June’s reading is a poetry collection called Afterland by Mai Der Vang. I’ve never analyzed poetry from a writing perspective, so I hope we have some poets who can chime in.
Discussion Forums Related to Sing, Unburied, Sing:
Sing, Unburied, Sing by Jesmyn Ward: Opening Lines
I like to think I know what death is. I like to think that it’s something I could look at straight.
I’ve read these lines several times, thinking about what it does. As an opener, it establishes the voice and because of its dramatic tone, the reader is immediately in the story. It also serves as a foreshadowing of the event later in the chapter as well as some of the themes in the novel.
A problem I often have as a writer is making the voice seem realistic, especially when it comes from someone young. I wrote from the voice of a 14-year-old in one of the scenes in my novel and the immediate feedback was that he didn’t sound like a 14-year-old. I made him sound too mature.

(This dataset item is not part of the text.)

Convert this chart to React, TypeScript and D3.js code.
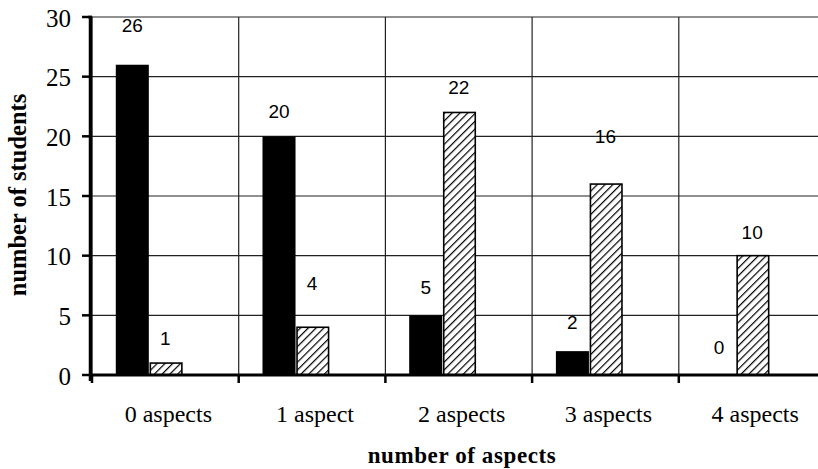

In this novel, the opening voice is Jojo, a 13-year-old boy who assumes some responsibility for the care of his little sister.

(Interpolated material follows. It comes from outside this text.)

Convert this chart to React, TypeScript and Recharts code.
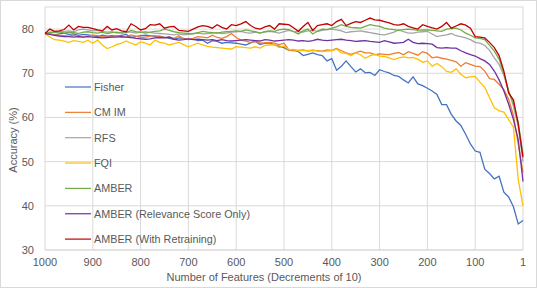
import React from "react";
import { LineChart, Line, XAxis, YAxis, CartesianGrid } from "recharts";

const features = [
  1000, 990, 980, 970, 960, 950, 940, 930, 920, 910,
  900, 890, 880, 870, 860, 850, 840, 830, 820, 810,
  800, 790, 780, 770, 760, 750, 740, 730, 720, 710,
  700, 690, 680, 670, 660, 650, 640, 630, 620, 610,
  600, 590, 580, 570, 560, 550, 540, 530, 520, 510,
  500, 490, 480, 470, 460, 450, 440, 430, 420, 410,
  400, 390, 380, 370, 360, 350, 340, 330, 320, 310,
  300, 290, 280, 270, 260, 250, 240, 230, 220, 210,
  200, 190, 180, 170, 160, 150, 140, 130, 120, 110,
  100, 90, 80, 70, 60, 50, 40, 30, 20, 10,
  1,
];

const fisher = [
  79.0, 78.9, 78.7, 78.9, 79.1, 78.8, 78.9, 78.6, 78.8, 78.7,
  78.5, 78.3, 78.6, 78.4, 78.5, 78.4, 78.6, 78.8, 78.1, 78.3,
  78.5, 78.6, 78.5, 78.3, 78.4, 78.1, 77.9, 77.7, 78.0, 77.9,
  77.6, 77.8, 77.4, 77.5, 76.8, 77.4, 77.2, 76.8, 77.0, 76.9,
  76.8, 76.6, 76.4, 76.9, 77.2, 76.5, 76.8, 76.9, 76.4, 76.1,
  75.8, 75.2, 75.3, 74.9, 74.0, 74.3, 74.6, 74.2, 74.0, 72.8,
  73.3, 70.7, 71.6, 72.8, 71.5, 70.3, 71.0, 70.1, 70.2, 69.5,
  70.8, 70.4, 70.1, 69.5, 69.3, 68.5, 67.8, 69.2, 67.6, 67.2,
  66.6, 66.0, 65.2, 62.9, 62.9, 60.7, 59.2, 58.2, 56.2, 54.0,
  52.4, 52.1, 48.3, 47.3, 46.1, 46.7, 43.1, 42.0, 39.8, 35.9,
  36.7,
];

const cmim = [
  79.0, 78.9, 78.7, 78.6, 78.5, 78.4, 78.6, 78.3, 78.2, 78.4,
  78.6, 78.5, 78.3, 78.2, 78.3, 78.5, 78.2, 78.2, 78.7, 78.4,
  78.1, 78.2, 78.4, 78.5, 78.3, 78.1, 78.2, 77.9, 78.5, 77.8,
  77.7, 77.9, 78.3, 78.2, 78.0, 78.6, 78.1, 77.9, 78.3, 79.0,
  78.1, 77.5, 77.3, 77.0, 77.2, 76.8, 76.9, 77.0, 76.8, 76.5,
  76.8, 75.3, 75.1, 75.2, 75.3, 75.0, 75.2, 75.1, 75.0, 75.3,
  75.2, 75.6, 75.1, 74.6, 74.3, 74.7, 75.0, 74.6, 74.6, 74.2,
  74.4, 74.3, 74.2, 74.5, 74.7, 74.2, 74.9, 74.5, 74.1, 74.9,
  74.5, 73.5, 73.7, 73.4, 73.2, 72.9, 72.6, 71.6, 72.4, 72.0,
  71.6, 71.5, 70.5, 68.8, 68.6, 67.5, 66.3, 64.1, 60.5, 54.0,
  47.5,
];

const rfs = [
  79.0, 79.2, 79.4, 79.3, 79.5, 79.6, 79.4, 79.8, 80.0, 79.8,
  79.6, 79.7, 79.5, 79.3, 79.4, 79.1, 79.2, 79.4, 79.3, 79.1,
  79.3, 79.4, 79.2, 79.1, 79.0, 78.9, 78.8, 78.7, 78.9, 78.7,
  78.8, 79.0, 79.1, 78.9, 79.0, 79.1, 79.2, 79.0, 79.1, 79.3,
  79.4, 79.5, 79.2, 79.1, 79.3, 79.1, 79.4, 79.5, 79.3, 79.1,
  79.4, 79.7, 79.5, 79.4, 79.3, 79.6, 79.7, 79.5, 79.7, 79.9,
  80.0, 79.8, 79.6, 79.2, 79.4, 79.5, 79.6, 79.4, 79.2, 79.0,
  78.8, 78.7, 79.0, 79.3, 79.8, 79.4, 79.1, 79.1, 79.3, 79.4,
  79.5, 78.9, 78.3, 78.5, 78.7, 79.0, 78.5, 78.3, 78.0, 77.6,
  77.0, 76.8, 76.3, 75.2, 73.5, 72.0, 69.5, 66.0, 62.5, 58.0,
  50.0,
];

const fqi = [
  79.0, 78.2, 77.6, 77.5, 77.3, 77.0, 77.4, 77.2, 77.0, 77.5,
  76.8, 77.5, 76.4, 75.6, 76.0, 76.5, 76.8, 77.3, 76.8, 76.4,
  77.1, 76.8, 76.4, 77.5, 77.0, 76.8, 76.4, 76.7, 77.0, 76.5,
  76.0, 76.4, 76.8, 76.4, 76.1, 75.9, 75.8, 75.7, 75.6, 75.5,
  76.0, 75.9, 75.8, 75.7, 76.0, 75.7, 76.3, 76.4, 76.5, 75.8,
  76.2, 75.3, 75.4, 75.1, 75.2, 75.1, 75.3, 75.0, 74.9, 75.0,
  75.1, 75.5, 74.6, 74.5, 74.0, 74.6, 74.2, 73.4, 74.0, 74.3,
  73.9, 73.8, 73.5, 73.1, 73.5, 73.7, 73.5, 73.6, 73.2, 72.5,
  72.8, 71.6, 72.2, 71.5, 70.4, 70.2, 71.0, 69.8, 69.0, 69.2,
  69.3, 68.0, 66.8, 64.5, 62.2, 61.5, 61.2, 59.5, 57.8, 46.0,
  40.0,
];

const amber = [
  79.0, 79.3, 79.2, 79.4, 79.1, 79.3, 79.2, 79.0, 79.3, 79.4,
  79.2, 79.1, 79.3, 79.0, 79.2, 79.3, 79.1, 79.2, 79.7, 79.4,
  79.3, 79.1, 79.3, 79.5, 79.6, 80.0, 79.7, 79.4, 79.2, 79.1,
  79.0, 78.9, 79.2, 79.5, 79.3, 79.2, 79.1, 79.3, 79.4, 79.5,
  79.6, 79.5, 79.8, 79.6, 79.4, 79.1, 79.4, 79.6, 79.5, 79.8,
  80.0, 79.9, 79.4, 78.9, 79.6, 80.0, 78.9, 79.5, 80.0, 79.9,
  80.2, 80.5, 81.0, 80.6, 80.4, 80.3, 80.2, 80.6, 81.0, 80.8,
  80.6, 80.2, 80.0, 79.9, 79.7, 79.9, 80.0, 79.9, 79.7, 79.8,
  79.8, 79.7, 79.6, 79.5, 80.0, 80.1, 80.2, 79.8, 79.1, 78.6,
  78.0, 77.9, 77.6, 76.3, 75.0, 73.2, 70.0, 66.0, 63.2, 59.0,
  51.5,
];

const amberRelevance = [
  79.0, 78.8, 78.6, 78.4, 78.3, 78.3, 78.2, 78.3, 78.2, 78.3,
  78.2, 78.1, 78.0, 78.1, 78.2, 78.2, 78.3, 78.2, 78.1, 77.9,
  77.8, 77.7, 77.8, 78.0, 78.1, 78.0, 78.2, 77.7, 77.5, 77.6,
  77.8, 77.6, 77.7, 77.6, 77.5, 77.6, 77.4, 77.6, 77.4, 77.3,
  77.4, 77.5, 77.6, 77.5, 77.4, 77.3, 77.6, 77.5, 77.3, 77.4,
  77.5, 77.6, 77.5, 77.3, 77.4, 77.2, 77.4, 77.7, 77.5, 77.4,
  77.5, 77.6, 77.7, 77.5, 77.4, 77.2, 77.3, 77.4, 77.2, 77.1,
  77.0, 77.4, 77.1, 76.8, 76.9, 77.0, 77.7, 77.0, 76.7, 76.8,
  76.7, 76.6, 75.8, 75.7, 75.8, 75.7, 75.7, 75.1, 74.6, 74.2,
  73.9, 73.3, 72.8, 72.0, 70.5, 68.5, 66.0, 63.0, 59.5, 55.0,
  45.5,
];

const amberRetraining = [
  79.0, 80.0, 79.5, 79.6, 79.9, 80.9, 79.8, 80.6, 80.4, 80.4,
  80.1, 79.8, 79.6, 80.6, 79.8, 80.1, 79.6, 79.4, 81.2, 80.6,
  79.8, 80.1, 81.0, 80.9, 81.2, 80.2, 80.5, 80.6, 79.7, 79.6,
  79.5, 80.0, 80.5, 80.8, 80.6, 80.2, 81.0, 80.4, 80.0, 81.0,
  80.8, 81.2, 81.7, 80.8, 80.2, 80.0, 80.5, 80.8, 80.0, 81.2,
  81.1, 81.0, 80.3, 79.5, 80.6, 81.5, 79.7, 80.8, 81.0, 81.2,
  80.8, 81.7, 82.2, 80.8, 81.3, 81.7, 81.5, 82.0, 82.5, 82.1,
  82.0, 81.7, 81.4, 81.0, 80.9, 81.2, 80.6, 80.3, 80.0, 81.0,
  80.6, 80.3, 80.0, 80.6, 81.5, 80.2, 80.7, 81.2, 80.9, 80.2,
  78.3, 78.2, 78.0, 77.0, 75.8, 74.0, 70.5, 65.5, 64.0, 58.5,
  51.0,
];

const yTicks = [30, 40, 50, 60, 70, 80];

const series = [
  { key: "fisher", name: "Fisher", color: "#4472C4", values: fisher },
  { key: "cmim", name: "CM IM", color: "#ED7D31", values: cmim },
  { key: "rfs", name: "RFS", color: "#A5A5A5", values: rfs },
  { key: "fqi", name: "FQI", color: "#FFC000", values: fqi },
  { key: "amber", name: "AMBER", color: "#70AD47", values: amber },
  {
    key: "amberRelevance",
    name: "AMBER (Relevance Score Only)",
    color: "#7030A0",
    values: amberRelevance,
  },
  {
    key: "amberRetraining",
    name: "AMBER (With Retraining)",
    color: "#C00000",
    values: amberRetraining,
  },
];

const data = features.map((f, i) => {
  const row: Record<string, number | string> = { features: String(f) };
  series.forEach((s) => {
    row[s.key] = s.values[i];
  });
  return row;
});

const FONT = '"Liberation Sans", Arial, sans-serif';
const TEXT = "#595959";
const GRID = "#D9D9D9";

// Excel-style legend drawn inside the plot area, on top of the chart
function LegendOverlay() {
  return (
    <g>
      {series.map((s, i) => {
        const y = 87 + i * 25.35;
        return (
          <g key={s.key}>
            <line x1={65} x2={91} y1={y} y2={y} stroke={s.color} strokeWidth={1.2} />
            <text
              x={94}
              y={y}
              dominantBaseline="central"
              fontSize={10.8}
              fill={TEXT}
              fontFamily={FONT}
            >
              {s.name}
            </text>
          </g>
        );
      })}
    </g>
  );
}

export default function App() {
  return (
    <div
      style={{
        position: "absolute",
        left: 0,
        top: 0,
        width: 537,
        height: 288,
        background: "#fff",
      }}
    >
      <LineChart
        width={537}
        height={288}
        data={data}
        margin={{ top: 7, right: 14, left: 0, bottom: 0 }}
        style={{ fontFamily: FONT }}
      >
        <CartesianGrid stroke={GRID} strokeWidth={1} />
        <XAxis
          dataKey="features"
          interval={9}
          height={38}
          tick={{ fontSize: 11, fill: TEXT }}
          tickLine={false}
          axisLine={{ stroke: GRID }}
        />
        <YAxis
          width={45}
          domain={[30, 85]}
          ticks={yTicks}
          tick={{ fontSize: 11, fill: TEXT }}
          tickLine={false}
          axisLine={false}
          tickMargin={5}
        />
        {series.map((s) => (
          <Line
            key={s.key}
            type="linear"
            dataKey={s.key}
            name={s.name}
            stroke={s.color}
            strokeWidth={1.3}
            dot={false}
            isAnimationActive={false}
          />
        ))}
      </LineChart>
      <svg
        width={537}
        height={288}
        style={{ position: "absolute", left: 0, top: 0, pointerEvents: "none" }}
      >
        <LegendOverlay />
        <text
          x={264}
          y={281}
          textAnchor="middle"
          fontSize={11}
          fill={TEXT}
          fontFamily={FONT}
        >
          Number  of Features (Decrements  of 10)
        </text>
        <text
          x={13}
          y={140}
          textAnchor="middle"
          dominantBaseline="central"
          fontSize={11}
          fill={TEXT}
          fontFamily={FONT}
          transform="rotate(-90 13 140)"
        >
          Accuracy (%)
        </text>
        <rect
          x={0.5}
          y={0.5}
          width={536}
          height={287}
          fill="none"
          stroke={GRID}
        />
      </svg>
    </div>
  );
}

When I think of opening lines, one of my favorites is from Rebecca by Daphne Du Maurier: Last night I dreamt I went to Manderley again. This line, in and of itself, creates questions in the reader, already making them want to know what happened at Manderley. By the end of the book, it is a haunting refrain. The more I think about the opening lines to Sing, Unburied, Sing and how they tie into the rest of the novel, I think they might be lines I remember as well.
Possible Discussion Questions:
What did you think of the opening lines to Sing, Unburied, Sing?
What kind of person did you imagine saying them?
What is one of your favorite opening lines?
Do you struggle with opening lines to your novels, stories, or poems?